What Is Single Premium Life Insurance
A single premium life insurance is policy purchased with one large lump sum in the beginning of the policy. This would be an ideal insurance policy if you have a large lump sum of cash, from a retirement account, a savings account, an inheritance, a payout on another insurance policy, or even lottery winnings. Often single premium life insurance will have a minimum requirement for the premium. This is usually $10,000. However, that $10,000 could buy you a $50,000 policy that would be payable immediately once you paid the premium.
The Benefits
Depending on the age of the policy holder at the time of purchase, a person could have a significant amount of money available upon death secured from the one premium. The amount of protection will increase over time until it becomes many times greater than the initial investment amount paid to purchase the policy. This plan only works well if you plan on using the funds as a death benefit and not withdraw money from the insurance policy.
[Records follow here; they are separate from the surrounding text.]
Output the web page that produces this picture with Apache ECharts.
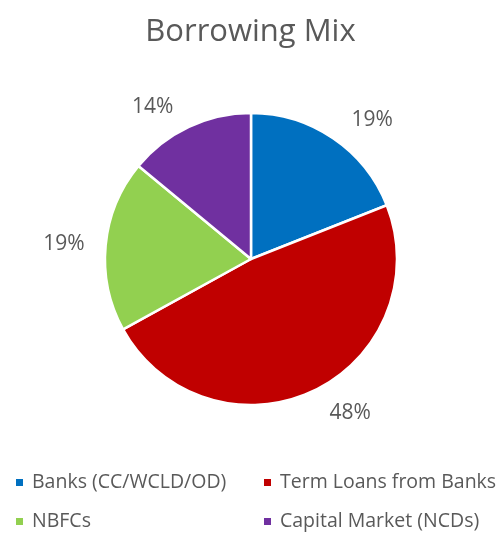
<!DOCTYPE html>
<html>
<head>
<meta charset="utf-8">
<script src="https://cdn.jsdelivr.net/npm/echarts@6/dist/echarts.min.js"></script>
<style>
html,body{margin:0;padding:0;background:#fff;}
#chart{width:501px;height:538px;}
</style>
</head>
<body>
<div id="chart"></div>
<script>
const categories = ['Banks (CC/WCLD/OD)', 'Term Loans from Banks', 'NBFCs', 'Capital Market (NCDs)'];
const shares = [19, 48, 19, 14];
const colors = ['#0070C0', '#C00000', '#92D050', '#7030A0'];
const titleText = 'Borrowing Mix';

const chart = echarts.init(document.getElementById('chart'), null, {renderer: 'canvas'});
const fontFamily = '"Open Sans", sans-serif';
const labelLens = [22, 24, 15, 22];
const legendCommon = {
  orient: 'vertical',
  icon: 'rect',
  itemWidth: 9,
  itemHeight: 9,
  itemGap: 18,
  textStyle: {color: '#595959', fontSize: 19.5, fontFamily: fontFamily, lineHeight: 21, padding: [0, 0, 0, 3]},
  padding: 0
};
chart.setOption({
  backgroundColor: '#ffffff',
  animation: false,
  title: {
    text: titleText,
    left: 'center',
    top: 12,
    textStyle: {color: '#595959', fontSize: 31, fontWeight: 'normal', fontFamily: fontFamily}
  },
  legend: [
    Object.assign({}, legendCommon, {left: 14, top: 472, data: [categories[0], categories[2]]}),
    Object.assign({}, legendCommon, {left: 262, top: 472, data: [categories[1], categories[3]]})
  ],
  series: [{
    type: 'pie',
    center: [251, 259],
    radius: [0, 146],
    startAngle: 90,
    clockwise: true,
    avoidLabelOverlap: false,
    data: categories.map((c, i) => ({
      name: c, value: shares[i], itemStyle: {color: colors[i]},
      labelLine: {show: false, length: labelLens[i], length2: 1}
    })),
    itemStyle: {borderColor: '#ffffff', borderWidth: 2.5},
    label: {
      show: true,
      position: 'outside',
      formatter: p => p.value + '%',
      color: '#595959',
      fontSize: 21,
      fontFamily: fontFamily,
      distanceToLabelLine: 5
    },
    labelLine: {show: false, length: 24, length2: 1},
    emphasis: {disabled: true}
  }]
});
</script>
</body>
</html>
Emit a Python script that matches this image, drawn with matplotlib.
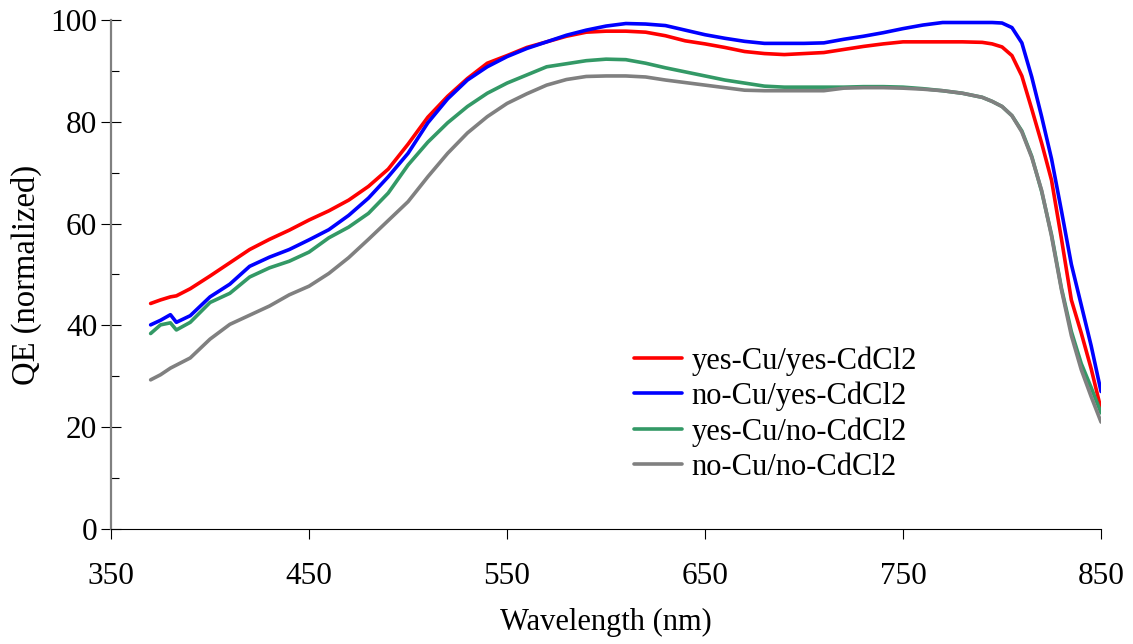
import matplotlib
matplotlib.use('Agg')
import matplotlib.pyplot as plt
from matplotlib.ticker import MultipleLocator

# Wavelength grid (nm)
wavelength = [370, 375, 380, 383, 390, 400, 410, 420, 430, 440, 450, 460, 470, 480,
              490, 500, 510, 520, 530, 540, 550, 560, 570, 580, 590, 600, 610, 620,
              630, 640, 650, 660, 670, 680, 690, 700, 710, 720, 730, 740, 750, 760,
              770, 780, 790, 795, 800, 805, 810, 815, 820, 825, 830, 835, 840, 845, 850]

# QE (normalized) for each sample
qe_yescu_yescd = [44.3, 45.0, 45.6, 45.8, 47.2, 49.7, 52.3, 54.9, 56.9, 58.7, 60.7, 62.5,
                  64.6, 67.3, 70.7, 75.6, 80.9, 85.0, 88.5, 91.5, 93.0, 94.6, 95.7, 96.8,
                  97.6, 97.8, 97.8, 97.6, 96.9, 95.9, 95.3, 94.6, 93.8, 93.4, 93.2, 93.4,
                  93.6, 94.2, 94.8, 95.3, 95.7, 95.7, 95.7, 95.7, 95.6, 95.3, 94.7, 93.0,
                  89.0, 82.5, 75.8, 68.5, 57.0, 45.0, 38.5, 31.5, 23.5]
qe_nocu_yescd = [40.1, 41.0, 42.1, 40.6, 41.9, 45.6, 48.1, 51.6, 53.4, 54.9, 56.8, 58.8,
                 61.6, 65.0, 69.2, 73.8, 79.8, 84.5, 88.2, 90.8, 92.8, 94.4, 95.7, 97.0,
                 98.0, 98.8, 99.3, 99.2, 98.9, 98.0, 97.1, 96.4, 95.8, 95.4, 95.4, 95.4,
                 95.5, 96.2, 96.8, 97.5, 98.3, 99.0, 99.5, 99.5, 99.5, 99.5, 99.4, 98.5,
                 95.5, 88.8, 81.0, 72.7, 62.5, 52.0, 44.0, 36.0, 27.0]
qe_yescu_nocd = [38.4, 40.1, 40.5, 39.1, 40.6, 44.5, 46.3, 49.5, 51.3, 52.6, 54.4, 57.2,
                 59.3, 62.0, 66.0, 71.5, 76.0, 79.8, 83.0, 85.6, 87.6, 89.2, 90.8, 91.4,
                 92.0, 92.3, 92.2, 91.5, 90.6, 89.8, 89.0, 88.2, 87.6, 87.0, 86.8, 86.8,
                 86.8, 86.8, 86.9, 86.9, 86.8, 86.5, 86.1, 85.6, 84.8, 84.0, 83.0, 81.2,
                 78.2, 73.2, 66.3, 57.8, 47.3, 38.8, 32.5, 27.8, 22.8]
qe_nocu_nocd = [29.3, 30.3, 31.6, 32.2, 33.6, 37.3, 40.2, 42.0, 43.8, 46.0, 47.7, 50.2,
                53.3, 56.9, 60.6, 64.3, 69.2, 73.8, 77.8, 81.0, 83.6, 85.5, 87.2, 88.3,
                88.9, 89.0, 89.0, 88.8, 88.2, 87.7, 87.2, 86.7, 86.2, 86.1, 86.1, 86.1,
                86.1, 86.6, 86.7, 86.7, 86.6, 86.4, 86.1, 85.6, 84.8, 84.0, 83.0, 81.2,
                78.0, 73.0, 66.5, 57.5, 47.0, 38.0, 31.3, 26.0, 21.0]

labels = ['yes-Cu/yes-CdCl2', 'no-Cu/yes-CdCl2', 'yes-Cu/no-CdCl2', 'no-Cu/no-CdCl2']
colors = ['#FF0000', '#0000FF', '#339966', '#808080']
xticks = [350, 450, 550, 650, 750, 850]

plt.rcParams['font.family'] = ['Liberation Serif', 'DejaVu Serif']

fig = plt.figure(figsize=(11.33, 6.44), dpi=100)
ax = fig.add_axes([0.098, 0.1786, 0.8738, 0.7904])

series = [qe_yescu_yescd, qe_nocu_yescd, qe_yescu_nocd, qe_nocu_nocd]
# draw gray first so colored lines sit on top, keep legend order
for idx in [3, 2, 0, 1]:
    ax.plot(wavelength, series[idx], color=colors[idx], lw=2.6, label=labels[idx],
            solid_capstyle='round', zorder=3 + idx)

ax.set_xlim(350, 850)
ax.set_ylim(0, 100)
ax.set_xticks(xticks)
ax.yaxis.set_major_locator(MultipleLocator(20))
ax.yaxis.set_minor_locator(MultipleLocator(10))

for side in ['top', 'right']:
    ax.spines[side].set_visible(False)
ax.spines['left'].set_color('#808080')
ax.spines['left'].set_linewidth(1.6)
ax.spines['bottom'].set_color('black')
ax.spines['bottom'].set_linewidth(0.8)

ax.tick_params(axis='y', which='major', direction='inout', length=14, width=0.8,
               labelsize=22.5, pad=3)
ax.tick_params(axis='y', which='minor', direction='in', length=6, width=0.8)
ax.tick_params(axis='x', which='major', direction='out', length=7, width=0.8,
               labelsize=22.5, pad=17)

ax.set_xlabel('Wavelength (nm)', fontsize=22, labelpad=12)
ax.set_ylabel('QE (normalized)', fontsize=23.5, labelpad=6)

handles, labs = ax.get_legend_handles_labels()
order = [labs.index(l) for l in labels]
ax.legend([handles[i] for i in order], [labs[i] for i in order],
          loc='center left', bbox_to_anchor=(0.5, 0.226), frameon=False,
          fontsize=22, handlelength=1.6, handletextpad=0.3, labelspacing=0.2)

fig.savefig('out.png', dpi=100)
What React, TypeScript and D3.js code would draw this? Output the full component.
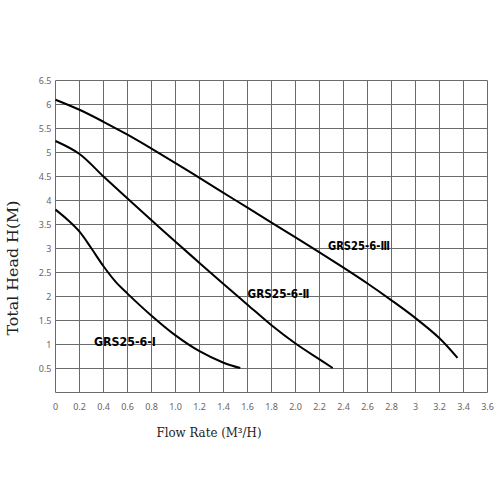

Single premium policies also pay annual dividends. You may also borrow against the insurance policy but usually at a high interest rate. Because it requires such a large sum of money up front, single premium policies also are easier to qualify for. The insurance company isn’t assuming as much risk because you have already covered a large portion of the death benefit in you initial payment. The death benefit can also be willed to charities or organizations.
Transfer Of Wealth
Another secure tax-free option for purchasing single premium insurance is transferring some of your wealth into the policy. Not only will the policy amount continue to grow it is also available if you are in need of cash. The policy can also be converted into its full cash value at anytime over the life of the insurance policy.